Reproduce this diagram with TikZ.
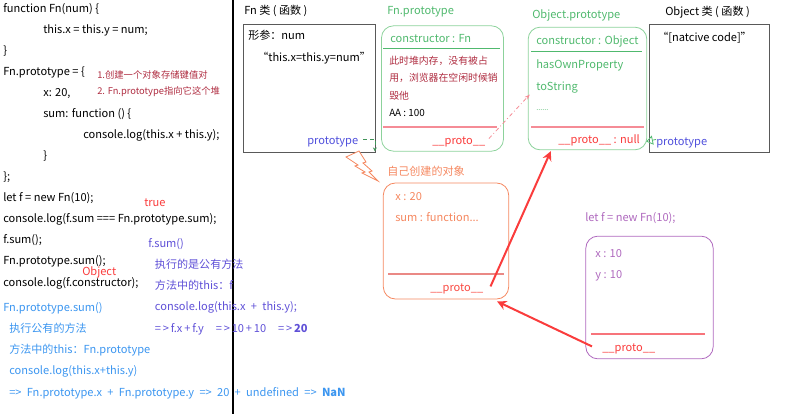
\documentclass[tikz,border=0pt]{standalone}
\usepackage{fontspec}
\setmainfont{Noto Sans CJK SC}
\usepackage{tikz}
\usetikzlibrary{calc}
\usetikzlibrary{arrows.meta}
\definecolor{codegreen}{RGB}{80,185,110}
\definecolor{boxgreen}{RGB}{140,210,155}
\definecolor{protored}{RGB}{250,60,60}
\definecolor{pinkline}{RGB}{245,140,150}
\definecolor{ownorange}{RGB}{245,135,95}
\definecolor{fpurple}{RGB}{175,105,190}
\definecolor{sumblue}{RGB}{60,150,240}
\definecolor{callblue}{RGB}{95,80,215}
\definecolor{protoblue}{RGB}{80,80,220}
\definecolor{notered}{RGB}{175,45,65}
\newcommand\widespaces{\spaceskip=4pt plus 1pt\relax}
\tikzset{
    txt/.style={anchor=base west, inner sep=0pt, font=\fontsize{8.3}{10}\selectfont},
    smalltxt/.style={anchor=base west, inner sep=0pt, font=\fontsize{7}{9}\selectfont},
    % multi-line blocks: placed by the baseline of their last line
    codeblock/.style={anchor=base west, inner sep=0pt, align=left,
        font=\fontsize{8.3}{15.8}\selectfont},
    widecode/.style={codeblock, font=\fontsize{8.3}{15.8}\selectfont\widespaces},
    plainbox/.style={draw=black!65, line width=0.6pt, inner sep=0pt},
    roundbox/.style={draw=#1, line width=0.6pt, rounded corners=9pt, inner sep=0pt},
    % arrows between the boxes
    redarrow/.style={line width=1.5pt, protored, -{Stealth[length=7pt, width=7pt]}},
    dasharrow/.style={line width=0.6pt, pinkline, dash dot, -{Stealth[length=4pt, width=3pt]}},
    greenarrow/.style={line width=0.6pt, codegreen!80!black, densely dashed, -{Stealth[length=3pt, width=3pt]}},
    openarrow/.style={line width=0.6pt, codegreen, -{Triangle[open, length=5pt, width=7pt]}}
}
\begin{document}
\begin{tikzpicture}[x=0.75pt, y=-0.75pt]
	\useasboundingbox (0,0) rectangle (786,414);
	\draw[line width=1.5pt] (233,0) -- (233,414);

	% code on the left
	\node[codeblock] (code) at (3,286) {function Fn(num) \{\\
	\hspace*{30pt}this.x = this.y = num;\\
	\}\\
	Fn.prototype = \{\\
	\hspace*{30pt}x: 20,\\
	\hspace*{30pt}sum: function () \{\\
	\hspace*{60pt}console.log(this.x + this.y);\\
	\hspace*{30pt}\}\\
	\};\\
	let f = new Fn(10);\\
	console.log(f.sum === Fn.prototype.sum);\\
	f.sum();\\
	Fn.prototype.sum();\\
	console.log(f.constructor);};
	\node[smalltxt, notered] (note1) at (97,78) {1.创建一个对象存储键值对};
	\node[smalltxt, notered] (note2) at (97,94) {2. Fn.prototype指向它这个堆};
	\node[txt, protored] (truelbl) at (144,206) {true};
	\node[txt, protored] (objlbl) at (82,275) {Object};

	\node[widecode, callblue] (fsum) at (148,332) {f.sum()\\
	\hspace*{5pt}执行的是公有方法\\
	\hspace*{5pt}方法中的this：f\\
	\hspace*{5pt}console.log(this.x + this.y);\\
	\hspace*{5pt}=\,>\,f.x\,+\,f.y\hspace{9pt}=\,>\,10\,+\,10\hspace{9pt}=\,>\,\textbf{20}};
	\node[widecode, sumblue] (protosum) at (3,396) {Fn.prototype.sum()\\
	\hspace*{4.5pt}执行公有的方法\\
	\hspace*{4.5pt}方法中的this：Fn.prototype\\
	\hspace*{4.5pt}console.log(this.x+this.y)\\
	\hspace*{4.5pt}=> Fn.prototype.x + Fn.prototype.y => 20 + undefined => \textbf{NaN}};

	% Fn class
	\node[txt] (fntitle) at (244,14) {Fn 类 ( 函数 )};
	\node[plainbox, minimum width=99pt, minimum height=96pt] (fnbox) at (309.5,88) {};
	\node[txt] (fnparam) at (248,39) {形参：num};
	\node[txt] (fnbody) at (257,61) {“this.x=this.y=num”};
	\node[txt, protoblue] (fnprotolbl) at (307,144) {prototype};

	% Fn.prototype
	\node[txt, codegreen] (fnprototitle) at (387,15) {Fn.prototype};
	\node[roundbox=boxgreen, minimum width=91.5pt, minimum height=94pt] (fnproto) at (442.5,88.5) {};
	\node[txt, codegreen] (fnctor) at (390,42) {constructor : Fn};
	\draw[codegreen, line width=0.6pt] (383,48) -- (500,48);
	\node[smalltxt, notered, align=left, font=\fontsize{7.4}{13}\selectfont] (heapnote) at (389,99) {此时堆内存，没有被占\\用，浏览器在空闲时候销\\毁他};
	\node[smalltxt, font=\fontsize{7.4}{9}\selectfont] (aa) at (389,116) {AA : 100};
	\draw[pinkline, line width=0.8pt] (383,127) -- (497,127);
	\node[txt, protored] (fnprotoproto) at (432,144) {\_\_proto\_\_};

	% Object.prototype
	\node[txt, codegreen] (objprototitle) at (532,18) {Object.prototype};
	\node[roundbox=boxgreen, minimum width=89pt, minimum height=92pt] (objproto) at (587.5,88.5) {};
	\node[txt, codegreen] (objctor) at (536,45) {constructor : Object};
	\draw[codegreen, line width=0.6pt] (531,51) -- (642,51);
	\node[txt, codegreen] (hasown) at (536,68) {hasOwnProperty};
	\node[txt, codegreen] (tostr) at (536,90) {toString};
	\node[smalltxt, codegreen, font=\fontsize{5.5}{6}\selectfont] (dots) at (536,110) {......};
	\draw[pinkline, line width=0.8pt] (531,127) -- (644,127);
	\node[txt, protored] (objprotoproto) at (558,143) {\_\_proto\_\_ : null};

	% Object class
	\node[txt] (objtitle) at (665,16) {Object 类 ( 函数 )};
	\node[plainbox, minimum width=90pt, minimum height=96pt] (objbox) at (709,88) {};
	\node[txt] (native) at (657,41) {“[natcive code]”};
	\node[txt, protoblue] (objprotolbl) at (656,145) {prototype};

	% own object
	\draw[ownorange, line width=0.6pt, fill=white] (346,157) -- (359,151) -- (366,162) -- (363,163) -- (372,171) -- (369,172) -- (378,181) -- (362,173) -- (365,172) -- (355,166) -- (358,165) -- cycle;
	\node[txt, ownorange] (owntitle) at (387,175) {自己创建的对象};
	\node[roundbox=ownorange, minimum width=94pt, minimum height=87pt] (ownbox) at (446,241) {};
	\node[txt, ownorange] (ownx) at (395,200) {x : 20};
	\node[txt, ownorange] (ownsum) at (395,221) {sum : function...};
	\draw[pinkline!80!brown, line width=0.8pt] (388,274) -- (504,274);
	\node[txt, protored!80!ownorange] (ownproto) at (430,291) {\_\_proto\_\_};

	% instance f
	\node[txt, fpurple] (ftitle) at (585,221) {let f = new Fn(10);};
	\node[roundbox=fpurple, minimum width=95.5pt, minimum height=92pt] (fbox) at (649.5,297.5) {};
	\node[txt, fpurple] (fx) at (595,257) {x : 10};
	\node[txt, fpurple] (fy) at (595,278) {y : 10};
	\draw[pinkline!70!protored, line width=0.8pt] (591,334) -- (705,334);
	\node[txt, protored] (fproto) at (602,351) {\_\_proto\_\_};

	% links
	\draw[greenarrow] ($(fnprotolbl.east)+(5,-2)$) -| ($(fnbox.south east)+(-1,-1)$);
	\draw[openarrow] ($(objprotolbl.west)+(0,-3)$) -- ($(objproto.east)+(-1,53)$);
	\draw[dasharrow] ($(fnproto.south east)+(-15,-13)$) -- ($(objproto.west)+(2,6)$);
	\draw[redarrow] ($(ownproto.east)+(7,-2)$) -- ($(objproto.south west)+(23,1)$);
	\draw[redarrow] ($(fproto.west)+(-10,-2)$) -- ($(ownbox.south east)+(-12,2)$);
\end{tikzpicture}
\end{document}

==============================

• Written exercise: Return the material line for line, from its beginning to the line that contains "(233,0) -- (233,414);", with the pictures left out.

• Exercise output:
Reproduce this diagram with TikZ.
\documentclass[tikz,border=0pt]{standalone}
\usepackage{fontspec}
\setmainfont{Noto Sans CJK SC}
\usepackage{tikz}
\usetikzlibrary{calc}
\usetikzlibrary{arrows.meta}
\definecolor{codegreen}{RGB}{80,185,110}
\definecolor{boxgreen}{RGB}{140,210,155}
\definecolor{protored}{RGB}{250,60,60}
\definecolor{pinkline}{RGB}{245,140,150}
\definecolor{ownorange}{RGB}{245,135,95}
\definecolor{fpurple}{RGB}{175,105,190}
\definecolor{sumblue}{RGB}{60,150,240}
\definecolor{callblue}{RGB}{95,80,215}
\definecolor{protoblue}{RGB}{80,80,220}
\definecolor{notered}{RGB}{175,45,65}
\newcommand\widespaces{\spaceskip=4pt plus 1pt\relax}
\tikzset{
    txt/.style={anchor=base west, inner sep=0pt, font=\fontsize{8.3}{10}\selectfont},
    smalltxt/.style={anchor=base west, inner sep=0pt, font=\fontsize{7}{9}\selectfont},
    % multi-line blocks: placed by the baseline of their last line
    codeblock/.style={anchor=base west, inner sep=0pt, align=left,
        font=\fontsize{8.3}{15.8}\selectfont},
    widecode/.style={codeblock, font=\fontsize{8.3}{15.8}\selectfont\widespaces},
    plainbox/.style={draw=black!65, line width=0.6pt, inner sep=0pt},
    roundbox/.style={draw=#1, line width=0.6pt, rounded corners=9pt, inner sep=0pt},
    % arrows between the boxes
    redarrow/.style={line width=1.5pt, protored, -{Stealth[length=7pt, width=7pt]}},
    dasharrow/.style={line width=0.6pt, pinkline, dash dot, -{Stealth[length=4pt, width=3pt]}},
    greenarrow/.style={line width=0.6pt, codegreen!80!black, densely dashed, -{Stealth[length=3pt, width=3pt]}},
    openarrow/.style={line width=0.6pt, codegreen, -{Triangle[open, length=5pt, width=7pt]}}
}
\begin{document}
\begin{tikzpicture}[x=0.75pt, y=-0.75pt]
	\useasboundingbox (0,0) rectangle (786,414);
	\draw[line width=1.5pt] (233,0) -- (233,414);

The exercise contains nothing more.